Ash Wednesday and a Reordering
An Ash Wednesday reflection by our Associate Conference Minister, originally published in the Coconut Wireless, March 2, 2022.
"Remember that you are dust, and to dust you will return." These are powerful words that we hear every Ash Wednesday. And today as we observe Ash Wednesday and begin our pilgrimage into Lent, these words are more powerful for me than they have ever been. When I was a child, rituals, like the impositions of ashes, were more a curiosity than a meaningful experience of feeling the presence of God, but the more my faith grows, the more meaningful this simple Ash Wednesday Service becomes. When I was serving a local congregation, I was always careful to gather the unused palms fronds after Palm Sunday worship and leave them in my office to dry out. Then a little over 10 months later, a few days before the next Ash Wednesday, I would gather some of the congregation's children to help me burn those palm fronds to make the ashes for Ash Wednesday. Those were great experiences as we fed the fronds one by one into the flames and talked life and death and the meaning of everything that happens in between.

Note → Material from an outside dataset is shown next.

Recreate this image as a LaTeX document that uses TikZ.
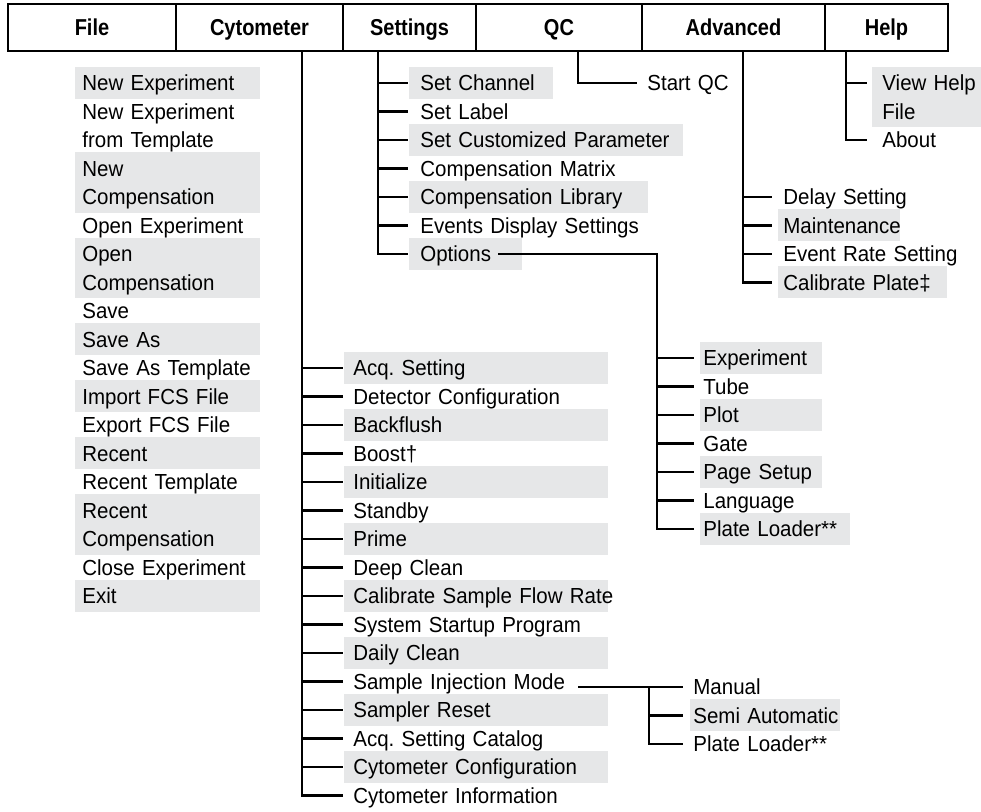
\documentclass[tikz,border=0pt]{standalone}
\usepackage{fontspec}
\setmainfont[FakeStretch=0.94]{Liberation Sans}
\newfontfamily\menufont[FakeStretch=0.87]{Liberation Sans}
\usepackage{tikz}
\definecolor{bandgray}{RGB}{230,231,232}
\frenchspacing

\tikzset{
  frame/.style={line width=1.1pt},
  conn/.style={line width=1.1pt},
  menu/.style={font=\menufont\bfseries\fontsize{11.5}{13}\selectfont, text height=9.37pt, text depth=1.13pt, inner sep=0pt},
  item/.style={anchor=west, align=left, inner ysep=2.75pt, text height=9.15pt, text depth=1.35pt,
    font=\fontsize{10.9}{14.25}\selectfont,
    execute at begin node={\hyphenpenalty=10000\relax\exhyphenpenalty=10000\relax}},
  plain/.style={},
  band/.style={fill=bandgray},
  tworow/.style={text depth=15.6pt},
  bandtwo/.style={band, tworow},
  filecol/.style={item, inner xsep=3.5pt, text width=85.5pt},
  cytcol/.style={item, inner xsep=4.5pt, text width=123pt},
  setcol/.style={item, inner xsep=5.5pt},
  optcol/.style={item, inner xsep=1.5pt},
  advcol/.style={item, inner xsep=2.5pt},
  helpcol/.style={item, inner xsep=5pt, text width=60pt},
  simcol/.style={item, inner xsep=1.5pt, text width=72pt},
}

\begin{document}
\begin{tikzpicture}[x=0.5pt, y=-0.5pt]
  \useasboundingbox (0,0) rectangle (981,812);

  % Menu bar
  \draw[frame] (8,4) rectangle (948,51);
  \foreach \x in {176,343,476,642,825}
    \draw[frame] (\x,4) -- (\x,51);
  \node[menu] (mFile) at (92,27.5) {File};
  \node[menu] (mCyt) at (259.5,27.5) {Cytometer};
  \node[menu] (mSet) at (409.5,27.5) {Settings};
  \node[menu] (mQC) at (559,27.5) {QC};
  \node[menu] (mAdv) at (733.5,27.5) {Advanced};
  \node[menu] (mHelp) at (886.5,27.5) {Help};

  \coordinate (cytTop) at (302,51);
  \coordinate (setTop) at (378,51);
  \coordinate (qcTop) at (578,51);
  \coordinate (advTop) at (743,51);
  \coordinate (helpTop) at (846,51);

  % File menu
  \foreach \r/\t/\s [count=\i] in {
    1/New Experiment/band,
    2.5/New Experiment\\from Template/tworow,
    4.5/New\\Compensation/bandtwo,
    6/Open Experiment/plain,
    7.5/Open\\Compensation/bandtwo,
    9/Save/plain,
    10/Save As/band,
    11/Save~As~Template/plain,
    12/Import FCS File/band,
    13/Export FCS File/plain,
    14/Recent/band,
    15/Recent Template/plain,
    16.5/Recent\\Compensation/bandtwo,
    18/Close Experiment/plain,
    19/Exit/band}
    \node[filecol, \s] (f\i) at (75,{83+28.5*(\r-1)}) {\t};

  % Cytometer menu
  \foreach \t/\s [count=\i] in {
    Acq. Setting/band, Detector Configuration/plain, Backflush/band,
    Boost†/plain, Initialize/band, Standby/plain, Prime/band,
    Deep Clean/plain, Calibrate~Sample~Flow~Rate/band,
    System Startup Program/plain, Daily Clean/band,
    Sample Injection Mode/plain, Sampler Reset/band,
    Acq. Setting Catalog/plain, Cytometer Configuration/band,
    Cytometer Information/plain}
    \node[cytcol, \s] (c\i) at (344,{368+28.5*(\i-1)}) {\t};
  \draw[conn, shorten >=0.5pt] (cytTop) |- (c16.west);
  \foreach \i in {1,...,15}
    \draw[conn, shorten >=0.5pt] (c\i.west -| cytTop) -- (c\i.west);

  % Sample injection mode
  \coordinate (simx) at (578,687);
  \coordinate (simTrunk) at (649,687);
  \foreach \t/\s [count=\i] in {Manual/plain, Semi~Automatic/band, Plate~Loader**/plain}
    \node[simcol, \s] (m\i) at (690,{687+28.5*(\i-1)}) {\t};
  \draw[conn, shorten >=3.5pt] (simx) -- (m1.west);
  \draw[conn, shorten >=3.5pt] (simTrunk) |- (m3.west);
  \draw[conn, shorten >=3.5pt] (m2.west -| simTrunk) -- (m2.west);

  % Settings menu
  \foreach \t/\w/\s [count=\i] in {
    Set Channel/61/band, Set Label/125/plain,
    Set~Customized~Parameter/126/band, Compensation Matrix/125/plain,
    Compensation Library/108.5/band, Events Display Settings/125/plain,
    Options/45.5/band}
    \node[setcol, text width=\w pt, \s] (s\i) at (409,{83+28.5*(\i-1)}) {\t};
  \draw[conn, shorten >=0.5pt] (setTop) |- (s7.west);
  \foreach \i in {1,...,6}
    \draw[conn, shorten >=0.5pt] (s\i.west -| setTop) -- (s\i.west);

  % Options
  \coordinate (optx) at (498,254);
  \coordinate (optTrunk) at (657,254);
  \foreach \t/\w/\s [count=\i] in {
    Experiment/58/band, Tube/58/plain, Plot/58/band, Gate/58/plain,
    Page Setup/58/band, Language/58/plain, Plate~Loader**/72/band}
    \node[optcol, text width=\w pt, \s] (o\i) at (700,{358+28.5*(\i-1)}) {\t};
  \draw[conn, shorten >=3pt] (optx) -- (optTrunk) |- (o7.west);
  \foreach \i in {1,...,6}
    \draw[conn, shorten >=3pt] (o\i.west -| optTrunk) -- (o\i.west);

  % QC menu
  \node[advcol, text width=60pt] (q1) at (642,83) {Start QC};
  \draw[conn, shorten >=2.5pt] (qcTop) |- (q1.west);

  % Advanced menu
  \foreach \t/\w/\s [count=\i] in {
    Delay Setting/90/plain, Maintenance/56/band,
    Event~Rate~Setting/100/plain, Calibrate~Plate‡/79.5/band}
    \node[advcol, text width=\w pt, \s] (a\i) at (778,{197+28.5*(\i-1)}) {\t};
  \draw[conn, shorten >=3pt] (advTop) |- (a4.west);
  \foreach \i in {1,...,3}
    \draw[conn, shorten >=3pt] (a\i.west -| advTop) -- (a\i.west);

  % Help menu
  \node[helpcol, bandtwo] (h1) at (872,97.25) {View Help\\File};
  \node[helpcol] (h2) at (872,140) {About};
  \draw[conn, shorten >=2.5pt] (helpTop) |- (h2.west);
  \draw[conn, shorten >=2.5pt] ([yshift=7.125pt]h1.west -| helpTop) -- ([yshift=7.125pt]h1.west);
\end{tikzpicture}
\end{document}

Ash Wednesday services most likely began during the sixth century in what is modern-day Spain. Today its practice has spread around the world and throughout many different Christian faith traditions. These ashes are a vivid reminder of our personal and corporate need for God. As we enter into Lent, Ash Wednesday provides us a twofold opportunity: to look back and to look forward; to evaluate what has passed and to prepare for what is to come. The ashes empower us to look back over the last year and over our lifetimes. John Climacus, a theologian who lived in the sixth century, explains "to repent is not to look downwards at your own shortcomings, but upwards at God's love. It is not to look backwards with self-reproach but forward with trustfulness. It is to see not what I have failed to be but what by the grace of Christ I might yet become."
The ashes on Ash Wednesday offer me an opportunity to consider my own mortality. They remind me that death is a certainty. I will die one day. But as I feel those ashes on my forehead, I am also reminded that I am not dead yet. I still have work to do, and the most important jobs before me are being a follower of Jesus the Christ, a husband, a father, and a son. I don't know about you, but I have always worked better with a deadline. Death is nothing to fear but considering death gives perspective to life. What by the grace of Christ might we yet become? "Remember that you are dust, and to dust you will return."